Photo of  Robert Athol
By Robert Athol
Image of Marmaduke Ramsay
Marmaduke Ramsay

Archive of the month: Marmaduke Ramsay

On 11th February 1814, Marmaduke Ramsay was admitted to Jesus College.

The fifth son of Sir Alexander Ramsay of Balmaine and Elizabeth Bannerman, daughter of Sir Alexander Bannerman, Marmaduke was raised in Perthshire but attended school in Durham immediately prior to coming up to Jesus. His tutor whilst he was at Jesus was George Caldwell, a fellow of the College and contemporary and friend of Coleridge.

Marmaduke Ramsay admissions register entry

Marmaduke got his B.A. in 1818 and was 15th Wrangler (a term specifically used in relation to those who sat the Mathematical Tripos). He took his M.A. in 1821. He was then made a fellow in 1819 and also served as a tutor and steward.

Marmaduke’s older brother, Edward Bannerman Ramsay (1793 - 1872), was admitted to St. John’s in 1811 and his later experience in significant positions in the Church of England led him to successfully advocate for the removal of the barriers between the Scottish Episcopal Church and the English Church.

Edward Ramsay in National Galleries of Scotland

Their younger brother Edwin (1804 – 1826) was admitted a pensioner (fee paying student) to Jesus in May 1822, although as he joined the army in India in 1823, it is quite likely that he did not take up residence in the College.

Another sibling, William Ramsay, later rose to the rank of Rear Admiral in the British navy and between 1829 and 1831 commanded HMS Black Joke, a ship in the service of the ‘West African Squadron’ which aimed to chase down and intercept slave ships, freeing the slaves on board.

The engraving of Marmaduke shown at the top of the page was based on a portrait miniature produced by Harriet Jenyns (1797 – 1857), the sister of Leonard Jenyns the geologist. Harriet married the writer and naturalist John Stevens Henslow (1796 – 1861) who was Charles Darwin’s mentor and who introduced Darwin to Marmaduke. Henslow also proposed Marmaduke as a fellow of the Linnean Society, with both Leonard and Marmaduke being elected Fellows of the Linnean Society in 1822.

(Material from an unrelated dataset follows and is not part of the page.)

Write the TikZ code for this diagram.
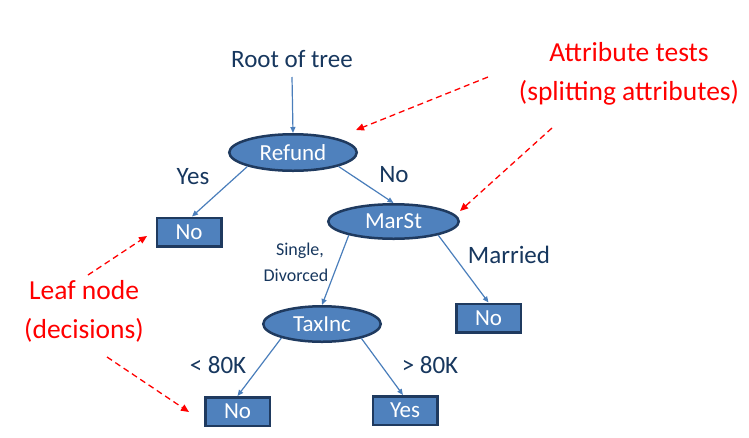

J. S. Henslow in Colchester and Ipswich Museums Service: Ipswich Borough Council Collection

Unfortunately there is relatively little evidence in the College Archives detailing Marmaduke’s academic interests, nor do any of his personal papers appear to survive, although we do have multiple examples of his signature in his role confirming College Accounts and minutes of Council.

However, we know of Marmaduke’s significant interest in Botany, and the wider Ramsay family’s interest in botany is well recorded with surviving correspondence between Edward Ramsay and Sir James Edward Smith in the Linnean Society Archives. A letter dated 9th July 1831 from Charles Darwin to his second cousin William Darwin Fox (1805 – 1880) describes how he did not initially get on with either Leonard Jenyns or Marmaduke, indeed he goes as far as to say he initially disliked them both, but that the more he saw of them the more he liked them. He grew to like Marmaduke so much, he was sure they would go on a natural history research trip together to the Canary Islands in 1831.

Sadly, Marmaduke died of smallpox on 31st July 1831 at Duneaves House near Fortingall in Perthshire before the trip took place. Had Marmaduke lived and he and Darwin gone to the Canary Islands, it is possible Darwin never would have made his famous voyage on the HMS Beagle. In his will, Marmaduke left his money and other possessions equally to his brother William and his sister Lauderdale whilst all his books, papers and collections in natural history were to go to his brother Edward.

Marmaduke was buried in Fortingall churchyard which happens to also contain a considerable number of early medieval stone carvings and one of the oldest yew trees in Europe. He was also commemorated in College by a memorial stone in the College Chapel carved by Joseph Theakston of Pimlico.  Indeed, the ‘medallion’ on Maramaduke’s memorial stone in Chapel is based on the engraving of him. A letter from Henslow to Darwin describes how the engravings of Marmaduke were originally to be distributed amongst his friends following his death. Several copies of these have gradually found their way back to the College and are now held as part of the College heritage collections.